Resumiendo mucho, la conclusión que con mayor inmediatez se desprende, en mi opinión, de poner en claro las líneas generales que definen el carácter del Parc de Collserola es que cualquier intento de convertirlo en un parque urbano, entendiendo el término en un sentido puramente práctico y no legislativo o técnico, pasaría por una pérdida irremediable de todas esas particularidades tan distintivas. Es decir, el intentar alcanzar la consecución de aquellas comodidades a las que nos tienen acostumbrados los espacios verdes al uso en gran parte de las ciudades europeas (y la manera de entender el buen urbanismo que hay detrás de su organización) convertiría Collserola, a grandes rasgos, en un espacio verde común, con todos los pros y los contras consiguientes.

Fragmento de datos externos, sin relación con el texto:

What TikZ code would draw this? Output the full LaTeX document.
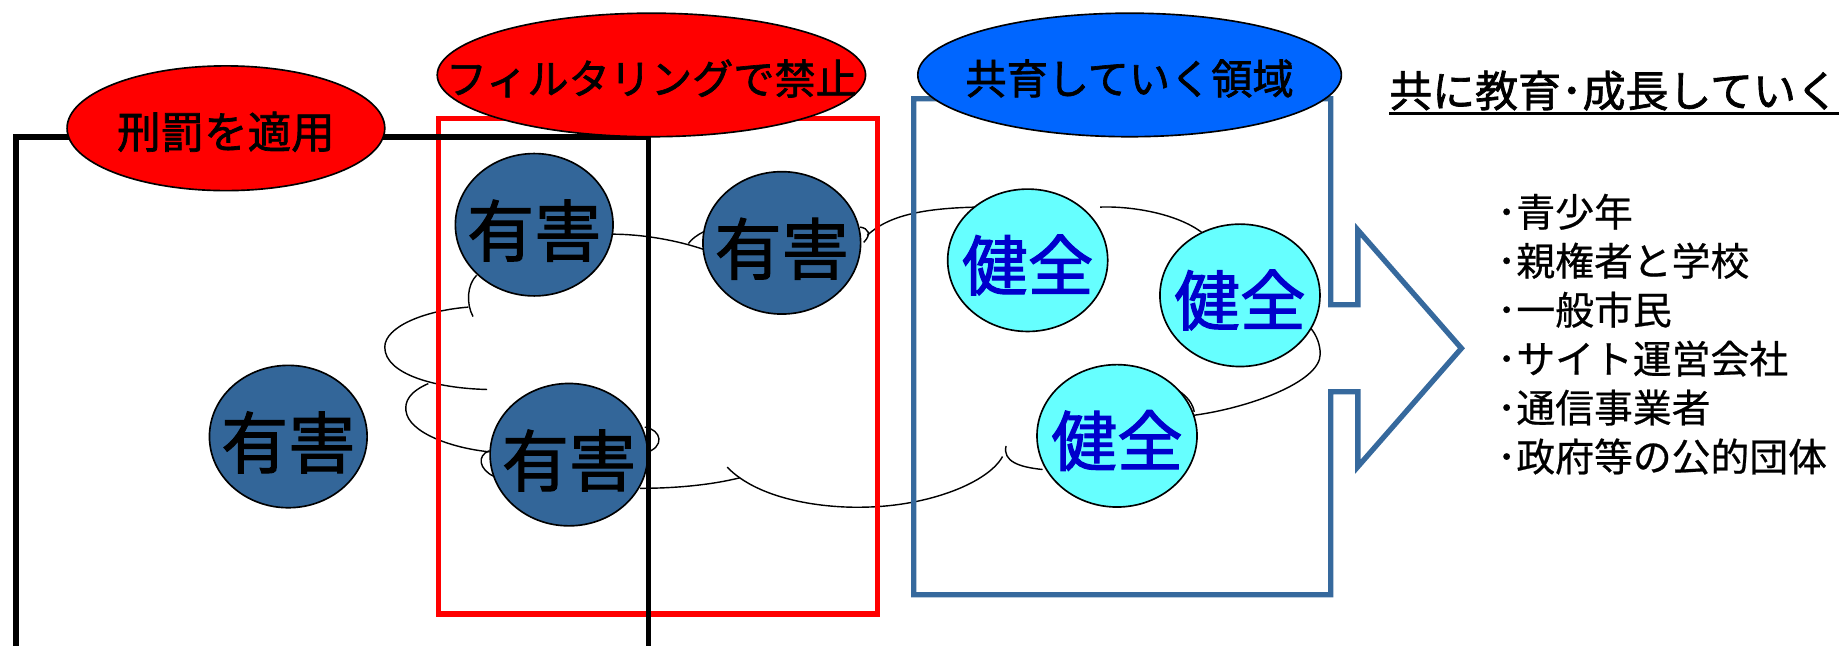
\documentclass[tikz,border=0pt]{standalone}
\usepackage{fontspec}
\newfontfamily\jp[FakeBold=0.6]{Noto Sans CJK JP}
\newfontfamily\jpm[FakeBold=1.6]{Noto Sans CJK JP}
\usetikzlibrary{shapes.geometric}
\definecolor{harm}{HTML}{336699}
\definecolor{safe}{HTML}{66FFFF}
\definecolor{safetext}{HTML}{0000CC}
\definecolor{lblred}{HTML}{FF0000}
\definecolor{lblblue}{HTML}{0066FF}
\definecolor{zone}{HTML}{36699D}
\begin{document}
\begin{tikzpicture}[x=1pt,y=-1pt,
  cloudline/.style={draw=black, line width=1.2pt},
  zoneline/.style={line width=4.5pt, line join=miter},
  hai/.style={ellipse, draw=black, line width=1.4pt, fill=harm, inner sep=0pt,
    minimum width=134pt, minimum height=121pt},
  ken/.style={ellipse, draw=black, line width=1.4pt, fill=safe, inner sep=0pt,
    minimum width=136pt, minimum height=121pt},
  haitext/.style={font=\jpm\fontsize{57}{57}\selectfont, text=black, inner sep=0pt},
  kentext/.style={font=\jpm\fontsize{56}{56}\selectfont, text=safetext, inner sep=0pt},
  tag/.style={ellipse, draw=black, line width=1.4pt, inner sep=0pt},
  tagtext/.style={font=\jpm\fontsize{35}{35}\selectfont, text=black, inner sep=0pt},
  listtext/.style={font=\jp\fontsize{33}{33}\selectfont, text=black, inner sep=0pt, anchor=west}
]
\useasboundingbox (0,0) rectangle (1568,549);
\clip (0,0) rectangle (1568,549);

% cloud
\draw[cloudline] (405,234) .. controls (397,242) and (396,258) .. (402,269);
\draw[cloudline] (398,261) .. controls (360,264) and (327,278) .. (327,295) .. controls (327,318) and (370,330) .. (414,331);
\draw[cloudline] (364,326) .. controls (348,333) and (344,341) .. (345,349) .. controls (347,368) and (385,381) .. (416,384);
\draw[cloudline] (416,383) .. controls (405,387) and (407,399) .. (420,405);
\draw[cloudline] (548,363) .. controls (562,365) and (566,380) .. (548,385);
\draw[cloudline] (544,415) .. controls (575,415) and (605,412) .. (629,406);
\draw[cloudline] (618,397) .. controls (645,425) and (700,432) .. (735,431) .. controls (790,430) and (840,410) .. (852,388);
\draw[cloudline] (855,379) .. controls (852,392) and (866,397) .. (886,399);
\draw[cloudline] (1014,353) .. controls (1060,347) and (1122,325) .. (1122,301) .. controls (1122,293) and (1119,285) .. (1114,279);
\draw[cloudline] (993,327) .. controls (1005,333) and (1013,340) .. (1015,350);
\draw[cloudline] (935,176) .. controls (960,175) and (1000,181) .. (1022,198);
\draw[cloudline] (737,200) .. controls (755,183) and (785,177) .. (830,176);
\draw[cloudline] (731,193) .. controls (738,194) and (741,199) .. (734,206);
\draw[cloudline] (520,199) .. controls (545,199) and (575,204) .. (598,212);
\draw[cloudline] (585,207) .. controls (588,203) and (592,200) .. (598,197);

% filtering zone (red)
\draw[zoneline, draw=lblred] (372.6,100.6) rectangle (746,521.8);

% harmful items
\node[hai, label={[haitext,yshift=-5pt]center:有害}] (h1) at (454,191) {};
\node[hai, label={[haitext,yshift=-5pt]center:有害}] (h2) at (664.4,206.4) {};
\node[hai, label={[haitext,yshift=-5pt]center:有害}] (h3) at (483.5,386.4) {};
\node[hai, label={[haitext,yshift=-5pt]center:有害}] (h4) at (245,371) {};

% penalty zone (black)
\draw[zoneline, draw=black] (13.5,116.4) rectangle (551,570);

% education zone with arrow (blue)
\draw[zoneline, draw=zone] (776.6,84) -- (1131,84) -- (1131,259) -- (1154,259) -- (1154,195.5)
  -- (1242,296) -- (1154,396.6) -- (1154,333) -- (1131,333) -- (1131,505.4) -- (776.6,505.4) -- cycle;

% healthy items
\node[ken, label={[kentext,yshift=-4pt]center:健全}] (k1) at (873.4,221.2) {};
\node[ken, label={[kentext,yshift=-4pt]center:健全}] (k2) at (1053.8,251) {};
\node[ken, label={[kentext,yshift=-4pt]center:健全}] (k3) at (949.3,370.4) {};

% labels
\node[tag, fill=lblred, minimum width=270pt, minimum height=106pt,
  label={[tagtext,font=\jpm\fontsize{37}{37}\selectfont,yshift=-3pt]center:刑罰を適用}] (penalty) at (192,109) {};
\node[tag, fill=lblred, minimum width=364pt, minimum height=105pt,
  label={[tagtext,yshift=-3pt]center:フィルタリングで禁止}] (filter) at (553.6,63.7) {};
\node[tag, fill=lblblue, minimum width=360pt, minimum height=105pt,
  label={[tagtext,yshift=-3pt]center:共育していく領域}] (edu) at (960,63.7) {};

% title
\node[tagtext, font=\jpm\fontsize{36.5}{36.5}\selectfont, anchor=west] (title) at (1180.5,77) {共に教育･成長していく};
\coordinate (ul) at (0,96.5);
\draw[line width=2pt] (title.west |- ul) -- (title.east |- ul);

% list
\node[listtext] (l1) at (1272,180) {･青少年};
\node[listtext] (l2) at (1272,221.6) {･親権者と学校};
\node[listtext] (l3) at (1272,263.2) {･一般市民};
\node[listtext] (l4) at (1272,304.8) {･サイト運営会社};
\node[listtext] (l5) at (1272,346.4) {･通信事業者};
\node[listtext] (l6) at (1272,388) {･政府等の公的団体};
\end{tikzpicture}
\end{document}
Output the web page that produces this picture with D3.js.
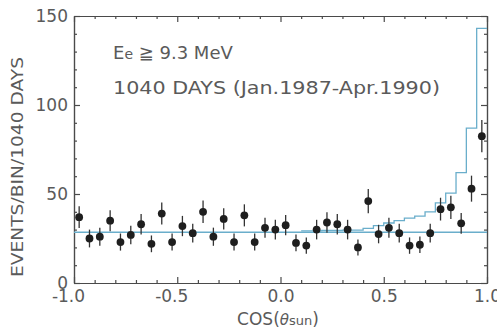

Actualmente, la lejanía de Collserola trabaja en muchos más sentidos que el de la mera lejanía física (solucionada, en parte, con los trenes de cercanías). La lejanía se basa más bien en la desvinculación total con respecto a la vida de la ciudad, la sensación de no-pertenencia y la imposibilidad de acceso a pie. Más que considerarla un defecto, se me antoja una consecuencia natural de sus ventajas que, reinterpretadas, podrían ser las mismas anteriormente enumeradas; la falta de relación con la ciudad a todos los niveles consigue un efecto en el ciudadano que para muchos será muy positivamente valorado. Asimismo, la mayor parte de los factores definitorios podrán ser interpretados en dos sentidos contrapuestos e incompatibles: las dimensiones, la topografía y el mínimo impacto humano hacen el espacio más incómodo para el tránsito y más aburrido para la estancia, tal y como lo hacen más admirable, relajante y sensitivamente único en su naturaleza casi perfectamente salvaje. En definitiva, para mí la pregunta no sería cómo acercar Collserola a la vida de Barcelona, sino si realmente es eso lo que se quiere.
En Sevilla, para bien o para mal, abundan plazas y espacios verdes de considerables dimensiones incluso en el mismo casco histórico de la ciudad. Esto hace que, aunque la zona siga un proceso de peatonalización progresiva, no se pierda nunca la noción de ciudad, de cercanía más o menos relativa con el tráfico y otros hechos propios de la misma. Incluso de un modo más implícito, en el Parque de María Luisa, de 40 hectáreas de superficie, no llega a revelarse nunca la sensación (psicológica) de separación de lo rutinario o conocido, en parte debido a la cantidad de elementos construidos y de actividad que se desarrolla en su interior (bicicletas, museos, bares, bancos, fuentes, plazas, etc.). Todo ello comporta, como destilado de su esencia misma, la consecuente serie de virtudes y defectos en comparación con la naturaleza de Collserola: mayor oferta de posibilidades de cultura y ocio, menos sosiego y tranquilidad, más cómoda y rápida comunicación con el exterior y dentro del mismo parque, mayor impacto humano y artificialidad en el ambiente, … Un espacio de Barcelona que cabría incluir, desde mi punto de vista, en la misma categoría de éste (y que considero igualmente exitoso en su cometido) es el Parc de la Ciutadella. Con intención de no hacer tan estricta está diferenciación, cito Hyde Park en Londres como único ejemplo que conozco de parque que aúna de forma efectiva las virtudes del parque metropolitano y el parque urbano.
En conclusión, cualquier zona verde tiene bastantes posibilidades de éxito independientemente de su situación y circunstancias si se orientan coherentemente estas cualidades previas con respecto a su tipo de uso y servicio a la ciudad.